Credo che Italia ci sia stata una profonda involuzione, trend che dovremo fare in modo di invertire.

Come ti sei sentito la prima volta che hai suonato in un Juke Joint?

Incredulo, ripensando al ragazzino che si leggeva la biografia di Muddy Waters nella sua camera, fantasticando su quel mondo così lontano.

Sarai con Ray Cashman in giro per l’Europa in questo periodo in che paesi porterete la vostra musica?

Adesso siamo in tour con Ray Cashman in Sardegna, Toscana e Svizzera, dopo andrò con la mia band in Svezia, Norvegia ed Estonia per continuare la promozione dell’ultimo album “World Traveler”.
A fine luglio poi sarò di nuovo con Ray in Usa.

C’è un aneddoto che vi piacerebbe raccontare?

Ce ne sarebbero molti, uno che mi piace particolarmente riguarda la prima volta che ho incontrato Ray: eravamo fuori dal Cat Head, un negozio di musica a Clarksdale, Cashman stava suonando ed io ero fra il pubblico, alla fine dell’ultima nota Ray dice “Hey, ti va una birra?” E da lì è cominciata questa bellissima parte del viaggio.

Parliamo del tuo ultimo CD, Quando è uscito?

L’ultimo album si intitola “World Traveller” ed è uscito a gennaio 2025.
È stato prodotto dall’etichetta Madamadorè di Marco Natali ed è una raccolta delle canzoni scritte e registrate nei tre dischi precedenti, tutte per lo più con nuovi arrangiamenti.

Chi sono i musicisti che hanno suonato in questo disco?

In questo disco ci sono Angelo Carmignani alla batteria, Giovanni Grasso al basso e Andrea Maffei all’armonica.
Si tratta di un album registrato live in studio, in diretta, senza sovraincisioni (fatta eccezione per i cori di Joy).

Quali sono i brani che ami di più?

Non ho un brano preferito.

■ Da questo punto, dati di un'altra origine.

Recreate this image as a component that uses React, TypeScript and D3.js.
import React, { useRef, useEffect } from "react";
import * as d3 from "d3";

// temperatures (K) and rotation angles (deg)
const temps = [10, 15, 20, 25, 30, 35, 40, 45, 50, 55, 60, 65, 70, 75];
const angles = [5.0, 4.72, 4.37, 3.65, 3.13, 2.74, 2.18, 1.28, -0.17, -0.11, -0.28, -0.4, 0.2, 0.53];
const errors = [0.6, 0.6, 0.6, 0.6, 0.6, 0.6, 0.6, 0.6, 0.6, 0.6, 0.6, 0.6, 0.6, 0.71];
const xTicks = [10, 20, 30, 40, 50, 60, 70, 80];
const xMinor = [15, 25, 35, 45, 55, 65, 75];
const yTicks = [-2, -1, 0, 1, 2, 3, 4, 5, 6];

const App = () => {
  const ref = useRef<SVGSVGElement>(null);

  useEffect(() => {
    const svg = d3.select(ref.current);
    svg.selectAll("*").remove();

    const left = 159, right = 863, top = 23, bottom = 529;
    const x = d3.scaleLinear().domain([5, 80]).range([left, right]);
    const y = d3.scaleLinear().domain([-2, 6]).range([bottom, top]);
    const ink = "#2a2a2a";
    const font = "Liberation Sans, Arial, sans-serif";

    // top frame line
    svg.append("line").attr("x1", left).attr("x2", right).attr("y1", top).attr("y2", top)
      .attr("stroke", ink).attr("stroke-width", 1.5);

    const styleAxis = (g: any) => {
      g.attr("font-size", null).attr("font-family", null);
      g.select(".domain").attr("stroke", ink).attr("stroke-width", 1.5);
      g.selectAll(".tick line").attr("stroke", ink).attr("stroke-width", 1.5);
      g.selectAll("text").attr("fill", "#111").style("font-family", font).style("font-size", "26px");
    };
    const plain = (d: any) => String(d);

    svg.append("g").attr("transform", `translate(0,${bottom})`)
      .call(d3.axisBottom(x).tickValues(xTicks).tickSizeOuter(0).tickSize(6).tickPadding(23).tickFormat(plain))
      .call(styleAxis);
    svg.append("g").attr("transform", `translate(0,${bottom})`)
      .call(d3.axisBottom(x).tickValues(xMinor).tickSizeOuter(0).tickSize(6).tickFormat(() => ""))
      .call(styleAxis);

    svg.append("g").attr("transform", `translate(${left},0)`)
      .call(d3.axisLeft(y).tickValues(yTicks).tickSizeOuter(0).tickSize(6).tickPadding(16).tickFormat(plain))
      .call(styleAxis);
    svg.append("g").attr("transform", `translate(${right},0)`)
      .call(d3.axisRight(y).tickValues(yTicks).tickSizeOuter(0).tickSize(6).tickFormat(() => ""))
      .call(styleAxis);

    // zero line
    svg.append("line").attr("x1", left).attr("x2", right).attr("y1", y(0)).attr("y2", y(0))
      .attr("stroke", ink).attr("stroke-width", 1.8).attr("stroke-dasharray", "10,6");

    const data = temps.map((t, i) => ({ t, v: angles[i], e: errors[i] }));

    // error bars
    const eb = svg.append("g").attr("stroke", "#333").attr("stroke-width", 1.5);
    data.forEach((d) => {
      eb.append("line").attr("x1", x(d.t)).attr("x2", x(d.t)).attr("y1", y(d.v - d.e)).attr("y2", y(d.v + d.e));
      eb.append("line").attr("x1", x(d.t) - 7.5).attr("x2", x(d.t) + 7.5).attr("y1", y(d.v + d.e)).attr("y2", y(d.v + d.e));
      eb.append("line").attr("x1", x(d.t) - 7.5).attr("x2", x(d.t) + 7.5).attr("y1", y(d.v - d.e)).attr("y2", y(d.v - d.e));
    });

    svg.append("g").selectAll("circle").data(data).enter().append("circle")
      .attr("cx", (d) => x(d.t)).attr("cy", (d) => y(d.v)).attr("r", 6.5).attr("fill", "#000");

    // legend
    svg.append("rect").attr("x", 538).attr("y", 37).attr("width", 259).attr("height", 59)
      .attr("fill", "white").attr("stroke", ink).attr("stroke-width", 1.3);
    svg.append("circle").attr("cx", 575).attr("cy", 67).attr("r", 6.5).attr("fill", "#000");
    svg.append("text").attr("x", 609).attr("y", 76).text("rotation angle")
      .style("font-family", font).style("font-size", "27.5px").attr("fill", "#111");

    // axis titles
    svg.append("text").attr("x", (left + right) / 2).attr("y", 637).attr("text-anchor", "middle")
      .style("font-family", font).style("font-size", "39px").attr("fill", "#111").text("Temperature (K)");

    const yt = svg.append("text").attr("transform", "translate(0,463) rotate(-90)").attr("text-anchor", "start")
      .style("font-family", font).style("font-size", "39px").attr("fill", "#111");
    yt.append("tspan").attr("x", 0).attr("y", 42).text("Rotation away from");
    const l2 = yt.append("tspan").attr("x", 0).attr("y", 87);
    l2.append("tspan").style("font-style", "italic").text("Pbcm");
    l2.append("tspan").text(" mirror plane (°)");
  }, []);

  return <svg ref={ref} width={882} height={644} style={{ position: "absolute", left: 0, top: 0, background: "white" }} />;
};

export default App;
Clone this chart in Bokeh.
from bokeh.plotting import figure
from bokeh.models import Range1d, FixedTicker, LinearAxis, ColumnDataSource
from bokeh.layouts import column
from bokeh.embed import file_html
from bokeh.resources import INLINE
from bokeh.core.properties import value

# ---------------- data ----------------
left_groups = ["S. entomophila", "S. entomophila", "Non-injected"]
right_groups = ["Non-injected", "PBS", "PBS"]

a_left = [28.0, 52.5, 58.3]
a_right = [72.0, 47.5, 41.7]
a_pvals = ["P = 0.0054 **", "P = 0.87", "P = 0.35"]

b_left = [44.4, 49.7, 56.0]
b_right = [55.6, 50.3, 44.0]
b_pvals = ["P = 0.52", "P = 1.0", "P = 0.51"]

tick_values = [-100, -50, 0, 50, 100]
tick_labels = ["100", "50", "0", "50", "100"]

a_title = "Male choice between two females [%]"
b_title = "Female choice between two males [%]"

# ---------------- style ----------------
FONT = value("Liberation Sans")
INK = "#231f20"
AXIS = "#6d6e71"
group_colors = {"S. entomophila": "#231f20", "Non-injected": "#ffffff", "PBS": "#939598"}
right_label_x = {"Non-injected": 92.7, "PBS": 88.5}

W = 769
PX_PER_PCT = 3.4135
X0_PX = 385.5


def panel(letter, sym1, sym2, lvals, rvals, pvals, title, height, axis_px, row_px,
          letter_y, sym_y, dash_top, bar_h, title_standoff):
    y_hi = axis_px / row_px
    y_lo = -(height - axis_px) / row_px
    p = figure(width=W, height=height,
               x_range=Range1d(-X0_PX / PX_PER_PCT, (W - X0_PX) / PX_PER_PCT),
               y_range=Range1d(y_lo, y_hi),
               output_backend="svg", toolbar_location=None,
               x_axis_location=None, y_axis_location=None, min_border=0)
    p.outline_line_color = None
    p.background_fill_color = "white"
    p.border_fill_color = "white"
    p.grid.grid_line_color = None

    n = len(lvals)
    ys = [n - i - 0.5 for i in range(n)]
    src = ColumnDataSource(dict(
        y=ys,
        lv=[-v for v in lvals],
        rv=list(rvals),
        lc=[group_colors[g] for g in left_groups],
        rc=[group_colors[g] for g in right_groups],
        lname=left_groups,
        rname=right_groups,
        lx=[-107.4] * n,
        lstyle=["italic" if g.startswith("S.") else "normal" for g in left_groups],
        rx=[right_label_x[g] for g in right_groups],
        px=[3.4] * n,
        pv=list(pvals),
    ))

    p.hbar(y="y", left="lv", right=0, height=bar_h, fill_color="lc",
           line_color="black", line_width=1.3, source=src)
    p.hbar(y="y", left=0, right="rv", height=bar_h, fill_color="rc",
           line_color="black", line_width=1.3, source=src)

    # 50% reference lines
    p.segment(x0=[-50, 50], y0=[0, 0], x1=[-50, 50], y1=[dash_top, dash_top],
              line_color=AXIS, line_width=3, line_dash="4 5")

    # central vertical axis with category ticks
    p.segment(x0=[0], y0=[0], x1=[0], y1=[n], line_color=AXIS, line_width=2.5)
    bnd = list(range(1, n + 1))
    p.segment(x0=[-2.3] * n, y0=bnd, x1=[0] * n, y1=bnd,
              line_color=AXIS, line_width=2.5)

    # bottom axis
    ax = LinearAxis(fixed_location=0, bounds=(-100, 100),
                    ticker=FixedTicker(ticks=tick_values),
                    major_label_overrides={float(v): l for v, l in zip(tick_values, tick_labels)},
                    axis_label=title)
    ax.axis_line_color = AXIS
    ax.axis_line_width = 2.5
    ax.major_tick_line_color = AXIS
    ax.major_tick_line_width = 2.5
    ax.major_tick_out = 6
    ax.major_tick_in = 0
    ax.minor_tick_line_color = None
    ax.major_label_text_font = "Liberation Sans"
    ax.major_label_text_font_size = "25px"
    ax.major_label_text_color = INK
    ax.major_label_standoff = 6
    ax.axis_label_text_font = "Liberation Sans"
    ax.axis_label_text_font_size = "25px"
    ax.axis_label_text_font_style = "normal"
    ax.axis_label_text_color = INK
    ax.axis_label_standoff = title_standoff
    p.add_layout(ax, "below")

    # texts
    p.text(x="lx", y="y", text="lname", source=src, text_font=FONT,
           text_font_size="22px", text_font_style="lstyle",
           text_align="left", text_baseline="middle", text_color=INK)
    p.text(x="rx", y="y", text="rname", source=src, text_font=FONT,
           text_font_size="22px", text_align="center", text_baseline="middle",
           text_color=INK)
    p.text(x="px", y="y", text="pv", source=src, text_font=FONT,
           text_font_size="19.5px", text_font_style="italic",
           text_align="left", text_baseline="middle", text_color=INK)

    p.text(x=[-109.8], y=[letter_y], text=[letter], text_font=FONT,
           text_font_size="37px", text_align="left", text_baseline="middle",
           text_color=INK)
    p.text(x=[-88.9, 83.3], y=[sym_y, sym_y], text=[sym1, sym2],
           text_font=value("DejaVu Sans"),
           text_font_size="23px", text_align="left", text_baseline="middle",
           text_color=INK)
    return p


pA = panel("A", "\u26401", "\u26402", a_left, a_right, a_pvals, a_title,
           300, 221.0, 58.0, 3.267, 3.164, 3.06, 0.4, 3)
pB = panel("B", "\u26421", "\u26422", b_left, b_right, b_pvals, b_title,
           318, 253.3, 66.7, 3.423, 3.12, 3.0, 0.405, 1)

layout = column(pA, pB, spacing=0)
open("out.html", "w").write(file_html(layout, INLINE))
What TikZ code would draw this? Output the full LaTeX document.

Sono tutte canzoni che ho scritto in diverse fasi della mia vita, che parlano a volte di me a volte di storie vissute da altri.

E’ cambiato il tuo modo di comporre dall’ultimo CD che hai prodotto?

Il metodo è sempre il medesimo, forse cerco di stare meno attento ai Cliché di un genere musicale e prestare più attenzione alle esigenze delle storie da raccontare.

Quali sono le tue influenze in questo disco?

È sicuramente velleitaria, ma il sound , l’energia e la pasta sonora di Hard Again di Muddy Waters rappresentano per me un orizzonte.

La tua musica come è accolta in Europa?

Negli ultimi dieci anni abbiamo suonato in quasi tutti gli stati Europei, siamo sempre stati accolti con entusiasmo e la nostra scaletta, fatta di brani originali, incuriosisce sempre il pubblico che ogni tanto chiede anche dei brani nella nostra bellissima lingua italiana…magari in futuro!
Nel 2024 abbiamo fatto circa 100 concerti di cui circa 90 fuori dai confini italiani.

Grazie Michele spero di vederti presto dal vivo!

Grazie di cuore a te Marco, a presto!